Das ist eine Frage, die letztlich die Schweizer Bevölkerung beantworten muss. Wenn wir das Verhältnis zur Volksrepublik China neu ordnen möchten, kommt das sicherlich mit Kosten daher. Es ist aber lapidar, diese Diskussion als «Menschenrechte versus Wirtschaftsinteressen» zu rahmen. Sind denn Menschenrechte, Rechtsstaatlichkeit und Transparenz langfristig nicht vielleicht wirtschaftsförderlich? Unternehmen sind in China ja übrigens nicht freie Marktakteure, sondern unterliegen – sogar zunehmend – der Kontrolle und Führung durch die Partei.
Wie sähe denn der richtige Umgang mit China aus?
Wir müssen die Kanäle mit China offenhalten, aber unsere Werte und die liberale Weltordnung mit einem funktionierenden Multilateralismus einfordern und Kooperationen auch beenden, wenn die Bedingungen nicht mehr stimmen. Das muss konsequent, aber Schritt für Schritt passieren, schliesslich hat niemand Interesse an einer Eskalation.

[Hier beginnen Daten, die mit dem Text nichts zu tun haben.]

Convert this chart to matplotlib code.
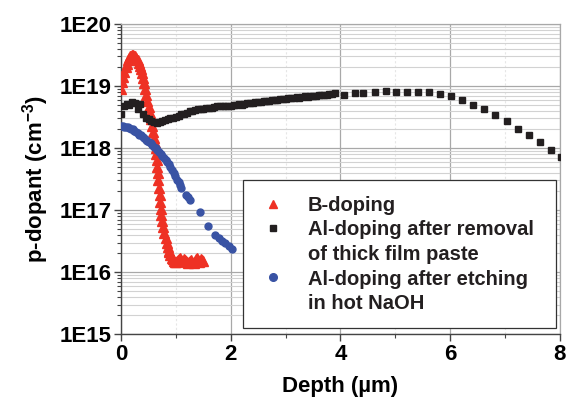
import numpy as np
import matplotlib
matplotlib.use("Agg")
import matplotlib.pyplot as plt
from matplotlib.lines import Line2D
from matplotlib.ticker import FixedLocator, LogLocator, NullFormatter

plt.rcParams['font.family'] = ['Liberation Sans', 'DejaVu Sans']
plt.rcParams['font.weight'] = 'bold'
plt.rcParams['mathtext.fontset'] = 'custom'
plt.rcParams['mathtext.rm'] = 'Liberation Sans:bold'
plt.rcParams['mathtext.bf'] = 'Liberation Sans:bold'

# -----------------------------------
#   DATA
# -----------------------------------
b_depth = [0.00, 0.02, 0.04, 0.06, 0.08, 0.10, 0.12, 0.14, 0.16, 0.18,
           0.20, 0.22, 0.24, 0.26, 0.28, 0.30, 0.32, 0.34, 0.36, 0.38,
           0.40, 0.42, 0.44, 0.46, 0.48, 0.50, 0.52, 0.54, 0.56, 0.58,
           0.60, 0.62,
           0.63, 0.64, 0.65, 0.66, 0.67, 0.68, 0.69, 0.70, 0.71, 0.72,
           0.73, 0.75, 0.77, 0.79, 0.81, 0.83, 0.85, 0.87,
           0.88, 0.90, 0.92, 0.94, 0.96, 0.98, 1.00, 1.02, 1.04, 1.06,
           1.08, 1.10, 1.12, 1.14, 1.16, 1.18, 1.20, 1.22, 1.24, 1.26,
           1.28, 1.30, 1.32, 1.34, 1.36, 1.38, 1.40, 1.42, 1.44, 1.46,
           1.48, 1.50]
b_conc = [9.0e18, 1.15e19, 1.4e19, 1.7e19, 2.0e19, 2.3e19, 2.6e19, 2.8e19, 3.0e19, 3.1e19,
          3.15e19, 3.15e19, 3.1e19, 3.0e19, 2.8e19, 2.6e19, 2.35e19, 2.1e19, 1.85e19, 1.6e19,
          1.35e19, 1.1e19, 9.0e18, 7.3e18, 5.8e18, 4.6e18, 3.7e18, 2.9e18, 2.3e18, 1.8e18,
          1.45e18, 1.2e18,
          1.0e18, 8.0e17, 6.4e17, 5.0e17, 3.9e17, 3.0e17, 2.3e17, 1.75e17, 1.35e17, 1.05e17,
          8.3e16, 6.6e16, 5.3e16, 4.3e16, 3.5e16, 2.9e16, 2.5e16, 2.2e16,
          2.1e16, 1.9e16, 1.7e16, 1.6e16, 1.5e16, 1.45e16, 1.45e16, 1.5e16, 1.55e16, 1.6e16,
          1.7e16, 1.55e16, 1.5e16, 1.6e16, 1.55e16, 1.5e16, 1.45e16, 1.4e16, 1.45e16, 1.5e16,
          1.55e16, 1.45e16, 1.4e16, 1.5e16, 1.6e16, 1.7e16, 1.55e16, 1.45e16, 1.5e16, 1.6e16,
          1.55e16, 1.5e16]

paste_depth = [0.00, 0.05, 0.10, 0.15, 0.20, 0.25, 0.30, 0.35, 0.40, 0.45,
               0.50, 0.55, 0.60, 0.65, 0.70, 0.75, 0.80, 0.85, 0.90, 0.95,
               1.00, 1.05, 1.10, 1.15, 1.20, 1.25, 1.30, 1.35, 1.40, 1.45,
               1.50, 1.55, 1.60, 1.65, 1.70, 1.75, 1.80, 1.85, 1.90, 1.95,
               2.00, 2.05, 2.10, 2.15, 2.20, 2.25, 2.30, 2.35, 2.40, 2.45,
               2.50, 2.55, 2.60, 2.65, 2.70, 2.75, 2.80, 2.85, 2.90, 2.95,
               3.00, 3.05, 3.10, 3.15, 3.20, 3.25, 3.30, 3.35, 3.40, 3.45,
               3.50, 3.55, 3.60, 3.65, 3.70, 3.75, 3.80, 3.85, 3.90,
               4.07, 4.27, 4.42, 4.63, 4.83, 5.02, 5.22, 5.42, 5.62, 5.82,
               6.02, 6.22, 6.42, 6.62, 6.82, 7.03, 7.23, 7.43, 7.64, 7.84,
               8.03]
paste_conc = [3.5e18, 4.8e18, 5.2e18, 5.0e18, 5.6e18, 5.4e18, 4.3e18, 5.2e18, 3.6e18, 3.0e18,
              2.9e18, 2.7e18, 2.6e18, 2.5e18, 2.6e18, 2.7e18, 2.8e18, 2.9e18, 3.0e18, 3.1e18,
              3.2e18, 3.3e18, 3.5e18, 3.6e18, 3.7e18, 3.9e18, 4.0e18, 4.1e18, 4.2e18, 4.3e18,
              4.3e18, 4.4e18, 4.5e18, 4.5e18, 4.6e18, 4.7e18, 4.7e18, 4.8e18, 4.8e18, 4.8e18,
              4.7e18, 4.9e18, 5.0e18, 5.1e18, 5.0e18, 5.2e18, 5.3e18, 5.4e18, 5.3e18, 5.5e18,
              5.6e18, 5.5e18, 5.7e18, 5.8e18, 5.7e18, 5.9e18, 6.0e18, 5.9e18, 6.1e18, 6.2e18,
              6.1e18, 6.3e18, 6.4e18, 6.3e18, 6.6e18, 6.5e18, 6.7e18, 6.8e18, 6.7e18, 6.9e18,
              7.0e18, 6.9e18, 7.1e18, 7.2e18, 7.1e18, 7.3e18, 7.4e18, 7.5e18, 7.6e18,
              7.3e18, 7.8e18, 7.6e18, 8.1e18, 8.3e18, 8.1e18, 8.0e18, 8.0e18, 7.9e18, 7.4e18,
              6.8e18, 5.9e18, 5.0e18, 4.2e18, 3.4e18, 2.7e18, 2.0e18, 1.6e18, 1.23e18, 9.3e17,
              7.1e17]

naoh_depth = [0.00, 0.03, 0.06, 0.09, 0.12, 0.15, 0.18, 0.21, 0.24, 0.27,
              0.30, 0.33, 0.36, 0.39, 0.42, 0.45, 0.48, 0.51, 0.54, 0.57,
              0.60, 0.63, 0.66, 0.69, 0.72, 0.75, 0.78, 0.81, 0.84, 0.87,
              0.90, 0.93, 0.96, 0.99, 1.02, 1.05, 1.08, 1.10,
              1.18, 1.22, 1.26, 1.43, 1.59,
              1.72, 1.78, 1.84, 1.90, 1.96, 2.02]
naoh_conc = [2.3e18, 2.25e18, 2.2e18, 2.2e18, 2.15e18, 2.1e18, 2.05e18, 2.0e18, 1.9e18, 1.8e18,
             1.75e18, 1.65e18, 1.6e18, 1.5e18, 1.45e18, 1.35e18, 1.3e18, 1.25e18, 1.2e18, 1.1e18,
             1.05e18, 1.0e18, 9.2e17, 8.5e17, 8.0e17, 7.5e17, 7.0e17, 6.5e17, 6.0e17, 5.5e17,
             5.0e17, 4.5e17, 4.0e17, 3.5e17, 3.1e17, 2.8e17, 2.5e17, 2.3e17,
             1.75e17, 1.6e17, 1.45e17, 9.3e16, 5.5e16,
             3.9e16, 3.5e16, 3.2e16, 2.9e16, 2.6e16, 2.35e16]

x_ticks = [0, 2, 4, 6, 8]
y_ticks = [1e15, 1e16, 1e17, 1e18, 1e19, 1e20]
y_tick_labels = ['1E15', '1E16', '1E17', '1E18', '1E19', '1E20']

# -----------------------------------
#   FIGURE
# -----------------------------------
fig = plt.figure(figsize=(5.66, 4.07), dpi=100)
ax = fig.add_axes([0.214, 0.179, 0.775, 0.762])

ax.set_yscale('log')
ax.set_xlim(0, 8)
ax.set_ylim(1e15, 1e20)

# grid
ax.set_xticks(x_ticks)
ax.xaxis.set_minor_locator(FixedLocator([1, 3, 5, 7]))
ax.set_yticks(y_ticks)
ax.set_yticklabels(y_tick_labels)
ax.yaxis.set_minor_locator(LogLocator(base=10, subs=np.arange(2, 10)))
ax.yaxis.set_minor_formatter(NullFormatter())
ax.grid(which='major', axis='both', color='#a8a8a8', lw=0.9)
ax.grid(which='minor', axis='y', color='#d2d2d2', lw=0.8)
ax.grid(which='minor', axis='x', color='#e6e6e6', lw=0.8, ls=(0, (2, 2)))
ax.set_axisbelow(True)

ax.tick_params(which='major', direction='out', length=5, width=1, color='#444444',
               labelsize=16, pad=2)
ax.tick_params(which='minor', direction='out', length=3, width=0.8, color='#444444')
for s in ['left', 'bottom']:
    ax.spines[s].set_color('#444444')
    ax.spines[s].set_linewidth(1.0)
for s in ['top', 'right']:
    ax.spines[s].set_color('#a8a8a8')
    ax.spines[s].set_linewidth(0.9)

# data
ax.plot(b_depth, b_conc, ls='none', marker='^', ms=6.5, color='#ee3124', mec='#ee3124',
        clip_on=True, zorder=3)
ax.plot(paste_depth, paste_conc, ls='none', marker='s', ms=4.2, color='#231f20',
        clip_on=True, zorder=4)
ax.plot(naoh_depth, naoh_conc, ls='none', marker='o', ms=5, color='#3953a4',
        clip_on=True, zorder=5)

ax.set_xlabel('Depth (\u00b5m)', fontsize=16, fontweight='bold', labelpad=8)
ax.set_ylabel(r'p-dopant (cm$^{-3}$)', fontsize=16, fontweight='bold', labelpad=6)

# legend: continuation lines as entries without markers
h_b = Line2D([], [], ls='none', marker='^', ms=6, color='#ee3124')
h_p = Line2D([], [], ls='none', marker='s', ms=4.5, color='#231f20')
h_n = Line2D([], [], ls='none', marker='o', ms=5.5, color='#3953a4')
h_blank = Line2D([], [], ls='none')
leg = ax.legend([h_b, h_p, h_blank, h_n, h_blank],
                ['B-doping', 'Al-doping after removal', 'of thick film paste',
                 'Al-doping after etching', 'in hot NaOH'],
                loc='lower left', bbox_to_anchor=(0.278, 0.019, 0.713, 0.47),
                mode='expand',
                prop={'size': 14.5, 'weight': 'bold'}, frameon=True, fancybox=False,
                edgecolor='#333333', framealpha=1, labelspacing=0.28,
                handlelength=1.5, handletextpad=0.95, borderpad=0.75, borderaxespad=0)
leg.get_frame().set_linewidth(0.9)
for t in leg.get_texts():
    t.set_color('#231f20')

fig.savefig('out.png', dpi=100)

Können Sie ein Beispiel nennen?
Zunächst müssen wir die kommunistische Partei China als zentralen Akteur besser kennen. Und dann sollten wir zu einer Kooperation zurückkehren, die auf Wechselseitigkeit beruht und an klare Bedingungen geknüpft ist. Das kann nur klappen, wenn man Abhängigkeiten reduziert, kluge Allianzen eingeht und in internationalen Gremien dezidiert auf Menschenrechte besteht.
Stichwort China-Kompetenz: Besitzt die Schweizer Regierung die notwendige Expertise über das politische und wirtschaftliche System Chinas?
Vergleicht man die wirtschaftliche und politische Bedeutung der Volksrepublik China für die Schweiz mit der Chinakompetenz des Bundes, so ist diese eher bescheiden. Es sind zwar gute Leute, die sich mit der Thematik befassen, aber meines Erachtens zu wenige.
Was denkt die Han-chinesische Bevölkerung über die Situation im eigenen Land?
Es ist kaum möglich zu eruieren, was die Bevölkerung in einer nicht-freiheitlichen Gesellschaft wirklich denkt. Die Han-chinesische Bevölkerung ist pluralistisch und umfasst Regimegegner wie -befürworter, aber auch Menschen, die sich arrangieren und ihr Leben nur einfach leben wollen, und wiederum andere, die sich immer wieder kreative Freiräume schaffen. Aber diese möglichen Freiräume sind immer kleiner geworden.